I met Debra in the lobby and we got acquainted quickly just before dinner departure.  I introduced her to the rest of the team except for Kevin who’d decided to stay in. The hotel staff then tried to arrange for a pair of taxis to take us to a restaurant, but that didn’t work very well and caused us about 20 minutes in delays.

 

By the time we got to the restaurant, chosen by my friend Utsav--brother of the bride in a wedding I photographed in Kathmandu five years earlier and brother-in-law to one of my US Air Force friends--it was almost 8:30.  Utsav was waiting for us outside of the unexpectedly closed restaurant, but he assured us that other restaurants were nearby and that we could walk to them.

 

Indeed he was right.  Just around the corner, we found a nicely upscale place serving local food called Nilgiri Thakali Delights.
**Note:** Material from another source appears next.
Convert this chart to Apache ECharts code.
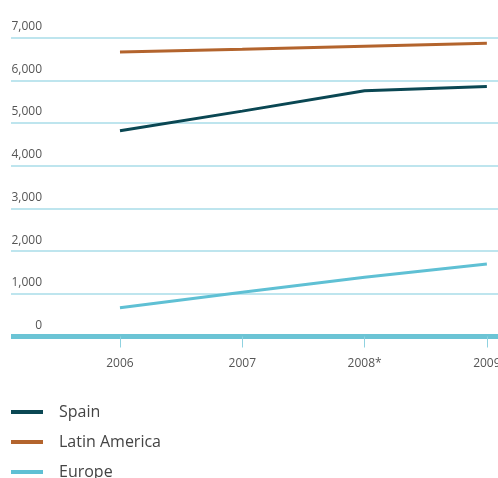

We decided to let Utsav order everything for us and we would pay.  I was surprised that he brought a gift--a bottle of Nepalese “Old Drubar” Whiskey and thanked him profusely.  He read to me a very nice note just received from his sister by email and we settled down to dinner.

 

The conversation was even better than the excellent food as we learned about Utsav and his job.  A civil engineer with a MS in environmental engineering, he worked on water and power projects in Nepal, attempting to coordinate water storage, preservation, and distribution improvements throughout the country.  He likened the water infrastructure to the cable/telephone/power infrastructure with its thousands of unknown, hanging, exterior wires--in an undocumented pattern unknown to all and completelboth insufficient and undocumented.  We also talked a lot about the history and current politics of Nepal, really enjoying the chance to learn more about this fascinating but challenged country.

 

The food he ordered was great, too.  We tried the dried mutton (really goat) that was like a salad with crunchy jerk, the roti (fried bread), a pasty blob made of millet that you made into balls and dipped into sauces, the standard mo-mos, fresh vegetables with dipping spices and sauces, yogurt, etc.  All was very good.  

 

We agreed to pick up the tab for our host, took a few photos, and said our goodbyes after a very memorable evening.  Hal took a taxi back, while Debra, Mike, Grace, and I walked the 2.2 km in the dark back to Thamel and the Eco Hotel.

 

The walk was uneventful as traffic was light by almost 9:30pm.  Hal was waiting for us in the lobby. We made plans for the next morning (6:30 am departure for the Monkey Temple, emailed that new to Kevin, and then sat down in the lobby for more chat and a wee nip of the Old Durbar.

 

The whisky wasn’t bad at all.  Not exactly McCallum 25, but drinkable. We were confident it would enhance the rest of the trip--especially the many upcoming evening discussion in Lamahi.

 

I went up to my room, checked emails on WhatsApp one more time and settled in just after 10pm.  Tonight, I put in ear-plugs to defeat the dogs and the music coming from the beer bar across the street and was quite successful, sleeping almost straight through to 4:30am so that I could get up and write in the blog.